Before you can migrate any zone though, you need to start a local GNUnet peer. To migrate the Syrian top level domain - one of the few top level domains that support zone transfers - into GNS use the following command:
$ ascension sy. -n ns1.tld.sy. -p
The -p flag will tell GNS to put these records on the DHT so that other users may resolve these records by using the public key of the zone.
Once the zone is migrated, Ascension will output a message telling you, that it will refresh the zone after the time has elapsed. You can resolve the names in the zone directly using GNS or if you want to use it with your browser, check out the GNS manual section. Configuring the GNU Name System. To resolve the records from another system you need the respective zones PKEY. To get the zones public key, you can run the following command:
$ gnunet-identity -dqe sy
Where “sy” is the name of the zone you want to migrate.

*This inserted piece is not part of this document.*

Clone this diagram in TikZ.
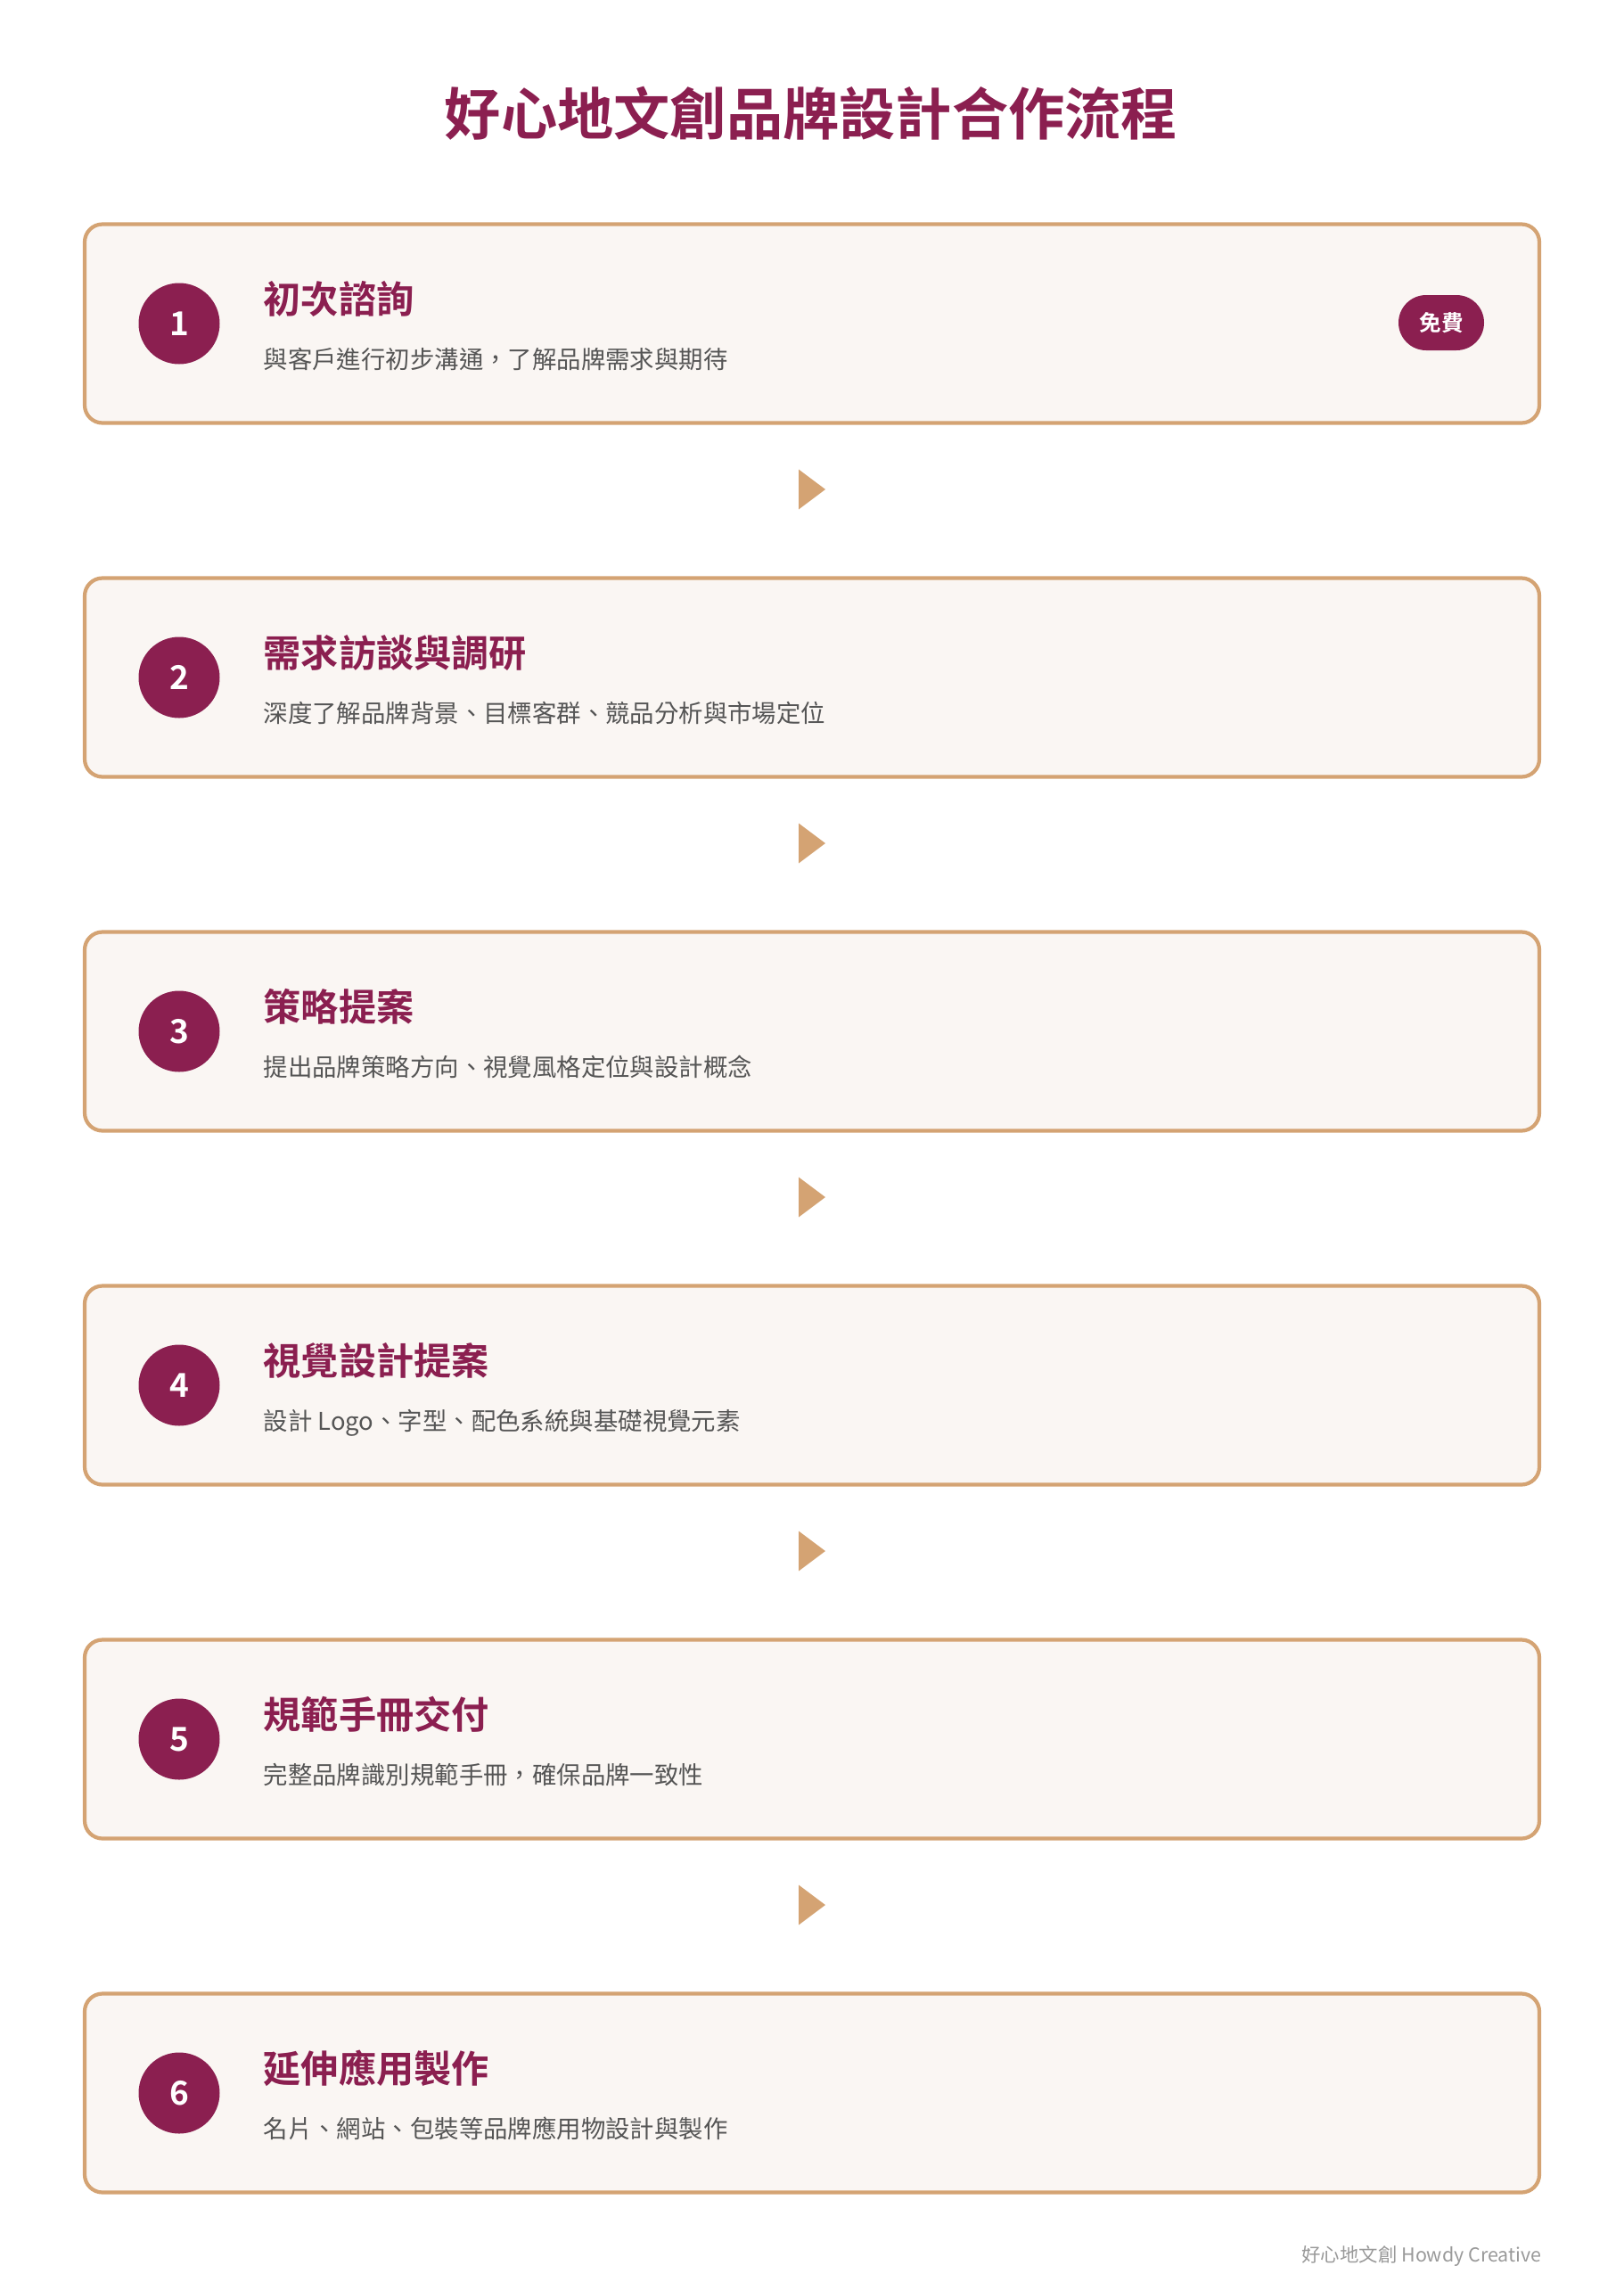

You can share the PKEY of the zone with your friends. They can then resolve records in the zone by doing a lookup replacing the zone label with your PKEY:
$ gnunet-gns -t SOA -u "$PKEY"
The program will continue to run as a daemon and update once the refresh time specified in the zones SOA record has elapsed.
DNSCurve style records are supported in the latest release and they are added as a PKEY record to be referred to the respective GNS public key. Key distribution is still a problem but provided someone else has a public key under a given label it can be looked up.
There is an unofficial Debian package called python3-ascension that adds a system user ascension and runs a GNUnet peer in the background.
Ascension-bind is also an unofficial Debian package that on installation checks for running DNS zones and whether or not they are transferable using DNS zone transfer (AXFR). It asks the administrator which zones to migrate into GNS and installs a systemd unit file to keep the zone up to date. If you want to migrate different zones you might want to check the unit file from the package as a guide.